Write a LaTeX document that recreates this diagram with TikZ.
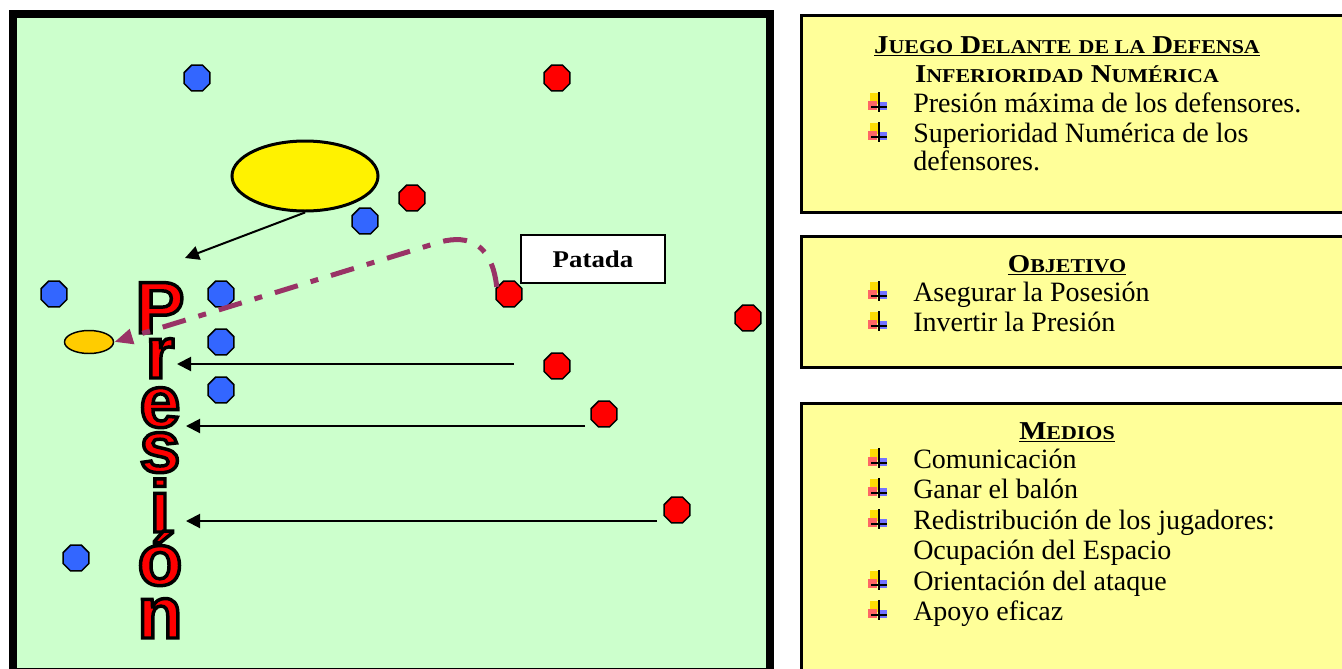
\documentclass[tikz,border=0pt]{standalone}
\usepackage{fontspec}
\setmainfont{Liberation Serif}
\newfontfamily\headfont{Liberation Serif}[FakeStretch=1.12]
\newfontfamily\letterfont{Liberation Sans}
\usetikzlibrary{shapes.geometric,arrows.meta}

\definecolor{pitchgreen}{HTML}{CCFFCC}
\definecolor{notepad}{HTML}{FFFF99}
\definecolor{teamblue}{HTML}{3366FF}
\definecolor{kickplum}{HTML}{993366}
\definecolor{ballorange}{HTML}{FFCC00}

% small caps by hand
\newcommand{\smcap}[2]{#1{\fontsize{14.7}{17}\selectfont#2}}
% red letter with a black rim (fill and stroke text)
\newcommand{\rimmed}[1]{\special{pdf:literal direct 2 Tr 2.6 w 0 0 0 RG}#1\special{pdf:literal direct 0 Tr}}

\begin{document}
\begin{tikzpicture}[x=0.75pt,y=-0.75pt,
		field/.style={fill=pitchgreen,draw=black,line width=6pt},
		notebox/.style={fill=notepad,draw=black,line width=2.25pt},
		attacker/.style={regular polygon,regular polygon sides=8,minimum size=21pt,inner sep=0pt,fill=red,draw=black,line width=1.1pt},
		defender/.style={attacker,fill=teamblue},
		letter/.style={font=\letterfont\bfseries\fontsize{55}{55}\selectfont,text=red,inner sep=0pt,anchor=base},
		heading/.style={font=\headfont\bfseries\fontsize{19.3}{22}\selectfont,inner sep=0pt,anchor=base},
		item/.style={font=\fontsize{21}{25}\selectfont,inner sep=0pt,anchor=base west},
		pressline/.style={draw=black,line width=1.5pt,-{Triangle[length=10.5pt,width=10.5pt]}},
		kickline/.style={draw=kickplum,line width=3.75pt,dash pattern=on 18pt off 10pt on 6pt off 10pt,-{Triangle[length=14pt,width=11pt]}},
		pics/plusmark/.style={code={
			\fill[yellow!80!orange] (2,-19) rectangle (11,-8);
			\fill[red!60] (0,-11) rectangle (9,-2);
			\fill[blue!55] (10,-10) rectangle (19,-2);
			\draw[line width=1.5pt] (11,-20) -- (11,0);
			\draw[line width=1.5pt] (3,-5) -- (19,-5);
		}}]
		\useasboundingbox (0,0) rectangle (1342,668);

		% pitch and note boxes
		\draw[field] (12.5,14) rectangle (770,672);
		\draw[notebox] (801.5,15) rectangle (1350,212);
		\draw[notebox] (801.5,236) rectangle (1350,367);
		\draw[notebox] (801.5,403) rectangle (1350,680);

		% Presion down the left side
		\node[letter] (lP) at (160,333) {\rimmed{P}};
		\node[letter] (lr) at (160,378) {\rimmed{r}};
		\node[letter] (le) at (160,427) {\rimmed{e}};
		\node[letter] (ls) at (160,472) {\rimmed{s}};
		\node[letter] (li) at (160,532) {\rimmed{i}};
		\node[letter] (lo) at (160,585) {\rimmed{ó}};
		\node[letter] (ln) at (160,638) {\rimmed{n}};

		\node[ellipse,fill=yellow,draw=black,line width=2.25pt,minimum width=109.5pt,minimum height=52.5pt,inner sep=0pt] (zone) at (305,176) {};
		\node[ellipse,fill=ballorange,draw=black,line width=1.1pt,minimum width=36.75pt,minimum height=17.25pt,inner sep=0pt] (ball) at (89,342) {};
		\node[draw=black,fill=white,line width=1.5pt,minimum width=108pt,minimum height=36pt,inner sep=0pt,font=\headfont\bfseries\fontsize{18}{20}\selectfont] (patada) at (593,259) {Patada};

		% pressing arrows
		\coordinate (aimP) at (185,258);
		\coordinate (from1) at (514,364);
		\coordinate (to1) at (177,364);
		\coordinate (from2) at (585,426);
		\coordinate (to2) at (186,426);
		\coordinate (from3) at (657,521);
		\coordinate (to3) at (186,521);
		\draw[pressline] (zone.south) -- (aimP);
		\draw[pressline] (from1) -- (to1);
		\draw[pressline] (from2) -- (to2);
		\draw[pressline] (from3) -- (to3);

		% players
		\node[defender] (d1) at (197,78) {};
		\node[defender] (d2) at (365,221) {};
		\node[defender] (d3) at (54,294) {};
		\node[defender] (d4) at (221,294) {};
		\node[defender] (d5) at (221,342) {};
		\node[defender] (d6) at (221,390) {};
		\node[defender] (d7) at (76,558) {};
		\node[attacker] (a1) at (557,78) {};
		\node[attacker] (a2) at (412,198) {};
		\node[attacker] (a3) at (509,294) {};
		\node[attacker] (a4) at (748,318) {};
		\node[attacker] (a5) at (557,366) {};
		\node[attacker] (a6) at (604,414) {};
		\node[attacker] (a7) at (677,510) {};

		% the kick
		\draw[kickline] (a3.150) .. controls (492,245) and (470,234) .. (440,242) -- (ball.east);

		% box 1
		\node[heading] (h1) at (1067,53) {\underline{\smcap{J}{UEGO} \smcap{D}{ELANTE} \smcap{}{DE LA} \smcap{D}{EFENSA}}};
		\node[heading] (h1b) at (1067,82) {\smcap{I}{NFERIORIDAD} \smcap{N}{UMÉRICA}};
		\pic at (868,112) {plusmark};
		\node[item] (b11) at (913,112) {Presión máxima de los defensores.};
		\pic at (868,142) {plusmark};
		\node[item] (b12) at (913,142) {Superioridad Numérica de los};
		\node[item] (b12b) at (913,170) {defensores.};

		% box 2
		\node[heading] (h2) at (1067,272) {\underline{\smcap{O}{BJETIVO}}};
		\pic at (868,301) {plusmark};
		\node[item] (b21) at (913,301) {Asegurar la Posesión};
		\pic at (868,331) {plusmark};
		\node[item] (b22) at (913,331) {Invertir la Presión};

		% box 3
		\node[heading] (h3) at (1067,439) {\underline{\smcap{M}{EDIOS}}};
		\pic at (868,468) {plusmark};
		\node[item] (b31) at (913,468) {Comunicación};
		\pic at (868,498) {plusmark};
		\node[item] (b32) at (913,498) {Ganar el balón};
		\pic at (868,529) {plusmark};
		\node[item] (b33) at (913,529) {Redistribución de los jugadores:};
		\node[item] (b33b) at (913,559) {Ocupación del Espacio};
		\pic at (868,590) {plusmark};
		\node[item] (b34) at (913,590) {Orientación del ataque};
		\pic at (868,620) {plusmark};
		\node[item] (b35) at (913,620) {Apoyo eficaz};
	\end{tikzpicture}
\end{document}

_PROMPT_.
Repeat the listing above exactly, with no pictures.

_FULL SOLUTION_.
Write a LaTeX document that recreates this diagram with TikZ.
\documentclass[tikz,border=0pt]{standalone}
\usepackage{fontspec}
\setmainfont{Liberation Serif}
\newfontfamily\headfont{Liberation Serif}[FakeStretch=1.12]
\newfontfamily\letterfont{Liberation Sans}
\usetikzlibrary{shapes.geometric,arrows.meta}

\definecolor{pitchgreen}{HTML}{CCFFCC}
\definecolor{notepad}{HTML}{FFFF99}
\definecolor{teamblue}{HTML}{3366FF}
\definecolor{kickplum}{HTML}{993366}
\definecolor{ballorange}{HTML}{FFCC00}

% small caps by hand
\newcommand{\smcap}[2]{#1{\fontsize{14.7}{17}\selectfont#2}}
% red letter with a black rim (fill and stroke text)
\newcommand{\rimmed}[1]{\special{pdf:literal direct 2 Tr 2.6 w 0 0 0 RG}#1\special{pdf:literal direct 0 Tr}}

\begin{document}
\begin{tikzpicture}[x=0.75pt,y=-0.75pt,
		field/.style={fill=pitchgreen,draw=black,line width=6pt},
		notebox/.style={fill=notepad,draw=black,line width=2.25pt},
		attacker/.style={regular polygon,regular polygon sides=8,minimum size=21pt,inner sep=0pt,fill=red,draw=black,line width=1.1pt},
		defender/.style={attacker,fill=teamblue},
		letter/.style={font=\letterfont\bfseries\fontsize{55}{55}\selectfont,text=red,inner sep=0pt,anchor=base},
		heading/.style={font=\headfont\bfseries\fontsize{19.3}{22}\selectfont,inner sep=0pt,anchor=base},
		item/.style={font=\fontsize{21}{25}\selectfont,inner sep=0pt,anchor=base west},
		pressline/.style={draw=black,line width=1.5pt,-{Triangle[length=10.5pt,width=10.5pt]}},
		kickline/.style={draw=kickplum,line width=3.75pt,dash pattern=on 18pt off 10pt on 6pt off 10pt,-{Triangle[length=14pt,width=11pt]}},
		pics/plusmark/.style={code={
			\fill[yellow!80!orange] (2,-19) rectangle (11,-8);
			\fill[red!60] (0,-11) rectangle (9,-2);
			\fill[blue!55] (10,-10) rectangle (19,-2);
			\draw[line width=1.5pt] (11,-20) -- (11,0);
			\draw[line width=1.5pt] (3,-5) -- (19,-5);
		}}]
		\useasboundingbox (0,0) rectangle (1342,668);

		% pitch and note boxes
		\draw[field] (12.5,14) rectangle (770,672);
		\draw[notebox] (801.5,15) rectangle (1350,212);
		\draw[notebox] (801.5,236) rectangle (1350,367);
		\draw[notebox] (801.5,403) rectangle (1350,680);

		% Presion down the left side
		\node[letter] (lP) at (160,333) {\rimmed{P}};
		\node[letter] (lr) at (160,378) {\rimmed{r}};
		\node[letter] (le) at (160,427) {\rimmed{e}};
		\node[letter] (ls) at (160,472) {\rimmed{s}};
		\node[letter] (li) at (160,532) {\rimmed{i}};
		\node[letter] (lo) at (160,585) {\rimmed{ó}};
		\node[letter] (ln) at (160,638) {\rimmed{n}};

		\node[ellipse,fill=yellow,draw=black,line width=2.25pt,minimum width=109.5pt,minimum height=52.5pt,inner sep=0pt] (zone) at (305,176) {};
		\node[ellipse,fill=ballorange,draw=black,line width=1.1pt,minimum width=36.75pt,minimum height=17.25pt,inner sep=0pt] (ball) at (89,342) {};
		\node[draw=black,fill=white,line width=1.5pt,minimum width=108pt,minimum height=36pt,inner sep=0pt,font=\headfont\bfseries\fontsize{18}{20}\selectfont] (patada) at (593,259) {Patada};

		% pressing arrows
		\coordinate (aimP) at (185,258);
		\coordinate (from1) at (514,364);
		\coordinate (to1) at (177,364);
		\coordinate (from2) at (585,426);
		\coordinate (to2) at (186,426);
		\coordinate (from3) at (657,521);
		\coordinate (to3) at (186,521);
		\draw[pressline] (zone.south) -- (aimP);
		\draw[pressline] (from1) -- (to1);
		\draw[pressline] (from2) -- (to2);
		\draw[pressline] (from3) -- (to3);

		% players
		\node[defender] (d1) at (197,78) {};
		\node[defender] (d2) at (365,221) {};
		\node[defender] (d3) at (54,294) {};
		\node[defender] (d4) at (221,294) {};
		\node[defender] (d5) at (221,342) {};
		\node[defender] (d6) at (221,390) {};
		\node[defender] (d7) at (76,558) {};
		\node[attacker] (a1) at (557,78) {};
		\node[attacker] (a2) at (412,198) {};
		\node[attacker] (a3) at (509,294) {};
		\node[attacker] (a4) at (748,318) {};
		\node[attacker] (a5) at (557,366) {};
		\node[attacker] (a6) at (604,414) {};
		\node[attacker] (a7) at (677,510) {};

		% the kick
		\draw[kickline] (a3.150) .. controls (492,245) and (470,234) .. (440,242) -- (ball.east);

		% box 1
		\node[heading] (h1) at (1067,53) {\underline{\smcap{J}{UEGO} \smcap{D}{ELANTE} \smcap{}{DE LA} \smcap{D}{EFENSA}}};
		\node[heading] (h1b) at (1067,82) {\smcap{I}{NFERIORIDAD} \smcap{N}{UMÉRICA}};
		\pic at (868,112) {plusmark};
		\node[item] (b11) at (913,112) {Presión máxima de los defensores.};
		\pic at (868,142) {plusmark};
		\node[item] (b12) at (913,142) {Superioridad Numérica de los};
		\node[item] (b12b) at (913,170) {defensores.};

		% box 2
		\node[heading] (h2) at (1067,272) {\underline{\smcap{O}{BJETIVO}}};
		\pic at (868,301) {plusmark};
		\node[item] (b21) at (913,301) {Asegurar la Posesión};
		\pic at (868,331) {plusmark};
		\node[item] (b22) at (913,331) {Invertir la Presión};

		% box 3
		\node[heading] (h3) at (1067,439) {\underline{\smcap{M}{EDIOS}}};
		\pic at (868,468) {plusmark};
		\node[item] (b31) at (913,468) {Comunicación};
		\pic at (868,498) {plusmark};
		\node[item] (b32) at (913,498) {Ganar el balón};
		\pic at (868,529) {plusmark};
		\node[item] (b33) at (913,529) {Redistribución de los jugadores:};
		\node[item] (b33b) at (913,559) {Ocupación del Espacio};
		\pic at (868,590) {plusmark};
		\node[item] (b34) at (913,590) {Orientación del ataque};
		\pic at (868,620) {plusmark};
		\node[item] (b35) at (913,620) {Apoyo eficaz};
	\end{tikzpicture}
\end{document}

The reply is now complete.